When the United States Constitution was written, things like smartphones didn’t exist. and adapting the aging document to modern technology is an inexact science to say the least. A new ruling by the Florida Court of Appeals that declares a suspect must reveal his iPhone passcode to police is yet another example of this, and it’s a potentially troubling precedent that could have far-reaching implications.
The case centers around a man, Aaron Stahl, who is accused of taking creepy “upskirt” photos of a woman at a Florida shopping center. She says she saw the man extending an illuminated iPhone 5 under her skirt. When she confronted him, he dropped his phone and ran out of the store, but was easily tracked down after revealing his license plate number.
Police subsequently took possession of the device and obtained a warrant, but were unable to access the device to search for evidence due to the passcode lock. Stahl refused to hand over the code, and a judge at his initial trial sided with the defendant, suggesting that forcing him to reveal the code to his phone would violate the Fifth Amendment.
That point of view wasn’t shared by the Court of Appeals, and the appeals judge ruled in favor of the police, who demand that Stahl provide the passcode.
It’s a complicated situation from every angle, and both sides have very good points: Stahl being forced to tell officers his code, and thereby potentially providing evidence against himself, does seem to run afoul of the Fifth Amendment’s duty to protect against self-incrimination.
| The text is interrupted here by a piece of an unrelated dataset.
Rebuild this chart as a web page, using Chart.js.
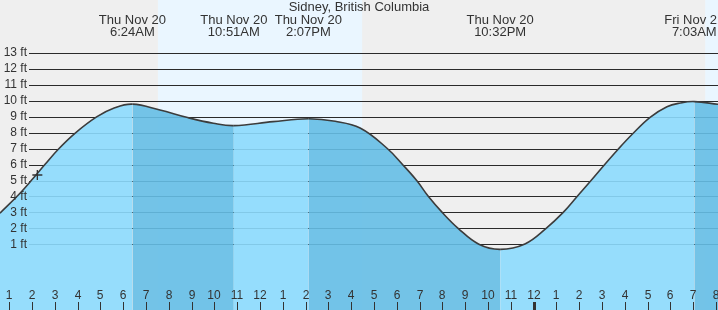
<!DOCTYPE html>
<html>
<head>
<meta charset="utf-8">
<script src="https://cdn.jsdelivr.net/npm/chart.js@4.4.0/dist/chart.umd.min.js"></script>
<style>
    body { margin: 0; background: #fff; }
    #wrap { width: 718px; height: 310px; }
</style>
</head>
<body>
<div id="wrap"><canvas id="tideChart" width="718" height="310"></canvas></div>
<script>
// Tide chart - hours counted from Thu Nov 20 midnight
const tideHours = [0.59, 1.47, 2.05, 2.57, 3.15, 3.88, 4.83, 5.6, 6.4, 7.61, 8.78, 9.95, 10.85, 12.57, 14.117, 15.3, 16.39, 17.57, 18.27, 18.89, 19.37, 19.99, 20.69, 21.6, 22.533, 23.62, 24.55, 25.3, 25.91, 26.54, 27.13, 27.71, 28.37, 29.11, 29.85, 30.43, 31.05, 32.09];
const tideFeet = [2.95, 4.2, 5.14, 6.02, 6.97, 7.97, 9.0, 9.56, 9.8, 9.43, 8.97, 8.6, 8.45, 8.7, 8.88, 8.72, 8.3, 7.03, 5.98, 4.97, 4.03, 3.0, 2.0, 1.0, 0.68, 1.02, 2.0, 3.0, 4.0, 5.03, 6.02, 6.97, 7.97, 8.97, 9.64, 9.87, 9.96, 9.79];

const extremeHours = [6.4, 10.85, 14.117, 22.533, 31.05];
const extremeDays = ['Thu Nov 20', 'Thu Nov 20', 'Thu Nov 20', 'Thu Nov 20', 'Fri Nov 21'];
const extremeTimes = ['6:24AM', '10:51AM', '2:07PM', '10:32PM', '7:03AM'];

const hourTicks = [1, 2, 3, 4, 5, 6, 7, 8, 9, 10, 11, 12, 13, 14, 15, 16, 17, 18, 19, 20, 21, 22, 23, 24, 25, 26, 27, 28, 29, 30, 31, 32];
const hourLabels = ['1', '2', '3', '4', '5', '6', '7', '8', '9', '10', '11', '12', '1', '2', '3', '4', '5', '6', '7', '8', '9', '10', '11', '12', '1', '2', '3', '4', '5', '6', '7', '8'];
const midnightHour = 24;

const feetTicks = [1, 2, 3, 4, 5, 6, 7, 8, 9, 10, 11, 12, 13];

// sun up (light band) and falling tide (darker fill)
const daylight = [[7.52, 16.48], [31.53, 40]];
const ebbRanges = [[6.4, 10.85], [14.117, 22.533], [31.05, 40]];

const nowHour = [2.23];
const nowFeet = [5.35];

const title = 'Sidney, British Columbia';
const FONT = "'Liberation Sans', Arial, sans-serif";
const TEXT = '#333';

function isEbb(h) {
    return ebbRanges.some(([s, e]) => h >= s - 1e-6 && h < e);
}

const decorPlugin = {
    id: 'tideDecor',
    beforeDraw(chart) {
        const { ctx, chartArea: a, scales: { x } } = chart;
        ctx.save();
        ctx.fillStyle = '#efefef';
        ctx.fillRect(a.left, a.top, a.right - a.left, a.bottom - a.top);
        ctx.fillStyle = '#eaf6ff';
        daylight.forEach(([s, e]) => {
            const x0 = Math.max(x.getPixelForValue(s), a.left);
            const x1 = Math.min(x.getPixelForValue(e), a.right);
            ctx.fillRect(x0, a.top, x1 - x0, a.bottom - a.top);
        });
        ctx.restore();
    },
    beforeDatasetsDraw(chart) {
        const { ctx, chartArea: a, scales: { y } } = chart;
        ctx.save();
        ctx.strokeStyle = '#2a2a2a';
        ctx.lineWidth = 1.2;
        feetTicks.forEach(f => {
            const py = Math.round(y.getPixelForValue(f)) + 0.5;
            ctx.beginPath();
            ctx.moveTo(29, py);
            ctx.lineTo(a.right, py);
            ctx.stroke();
        });
        ctx.restore();
    },
    afterDatasetsDraw(chart) {
        const { ctx, chartArea: a, scales: { x, y } } = chart;
        ctx.save();
        ctx.fillStyle = TEXT;

        // feet labels
        ctx.font = '12px ' + FONT;
        ctx.textAlign = 'right';
        ctx.textBaseline = 'middle';
        feetTicks.forEach(f => {
            ctx.fillText(f + ' ft', 27, y.getPixelForValue(f));
        });

        // hour ticks along the bottom
        ctx.textAlign = 'center';
        ctx.strokeStyle = '#333';
        hourTicks.forEach((h, i) => {
            const px = Math.round(x.getPixelForValue(h));
            ctx.fillText(hourLabels[i], px, 296);
            if (h === midnightHour) {
                ctx.fillRect(px - 1, 302, 3, a.bottom - 302);
            } else {
                ctx.lineWidth = 1;
                ctx.beginPath();
                ctx.moveTo(px + 0.5, 302);
                ctx.lineTo(px + 0.5, a.bottom);
                ctx.stroke();
            }
        });

        // high / low labels
        ctx.font = '13px ' + FONT;
        extremeHours.forEach((h, i) => {
            const px = x.getPixelForValue(h);
            ctx.fillText(extremeDays[i], px, 20);
            ctx.fillText(extremeTimes[i], px, 32.5);
        });

        ctx.fillText(title, (a.left + a.right) / 2, 7.5);
        ctx.restore();
    }
};

const chart = new Chart(document.getElementById('tideChart'), {
    type: 'line',
    data: {
        datasets: [
            {
                type: 'scatter',
                data: nowHour.map((h, i) => ({ x: h, y: nowFeet[i] })),
                pointStyle: 'cross',
                pointRadius: 5,
                borderColor: '#333',
                borderWidth: 1.3,
                backgroundColor: '#333'
            },
            {
                data: tideHours.map((h, i) => ({ x: h, y: tideFeet[i] })),
                borderColor: '#3c3c3c',
                borderWidth: 1.6,
                pointRadius: 0,
                tension: 0.4,
                fill: 'start',
                backgroundColor: 'rgba(140, 218, 253, 0.9)',
                segment: {
                    backgroundColor: c => isEbb(c.p0.parsed.x) ? 'rgba(101, 190, 229, 0.9)' : 'rgba(140, 218, 253, 0.9)'
                }
            }
        ]
    },
    options: {
        responsive: false,
        animation: false,
        layout: { padding: 0, autoPadding: false },
        plugins: {
            legend: { display: false },
            tooltip: { enabled: false }
        },
        scales: {
            x: { type: 'linear', min: 0.592, max: 32.09, display: false },
            y: { min: -3.13, max: 16.34, display: false }
        }
    },
    plugins: [decorPlugin]
});
</script>
</body>
</html>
However, from the point of view of law enforcement, the police have the right to search a person’s property, provided they have a warrant. That warrant was issued long ago, but the passcode is preventing a proper search from being conducted.
If the iPhone was a room in Stahl’s home, even if the door to that room was locked, the police would still have cause to search it, and they’d get into it one way or another. The fact that the iPhone’s data is encrypted and cannot be accessed without the passcode is something the authors of the Constitution simply never could have accounted for, which is why the situation is such a catch-22. The language of the Fifth Amendment is messy, and like so much of the Constitution, it’s open to interpretation.
In 1998, as the Daily Dot notes, the Supreme Court dealt with a similar matter, for the time, and in a dissent, Justice John Paul Stevens wrote that “A defendant can be compelled to produce material evidence that is incriminating, But can he be compelled to use his mind to assist the prosecution in convicting him of a crime? I think not. He may in some cases be forced to surrender a key to a strongbox containing incriminating documents, but I do not believe he can be compelled to reveal the combination to his wall safe—by word or deed.”
Looking at this case in a vacuum, I think most people would agree that police have a right to search the phone, which is central to the charges and may hold the only evidence that could either convict Stahl or clear his name. If he’s running around taking photos up women’s dresses, he deserves whatever punishment he gets, but the ruling isn’t just about him. Our legal system relies heavily on decisions made in the past to guide use in the future, and demanding that an iPhone owner hand over his passcode is a new wrinkle that could affect other rulings down the road.
Who’s to say what now constitutes reasonable circumstances to demand a passcode, and where do we draw the line of personal privacy?
Zooming out even further, there’s the matter of whether or not your digital rights should be handed over preemptively or only after you’re suspected of a crime. For example, should a police officer be able to check your phone’s accelerometer data to determine if you are speeding?
The “slippery slope” argument is especially valid here, and with technology changing as rapidly as it does, it may not be long before we realize we can’t trust our own gadgets to keep our secrets.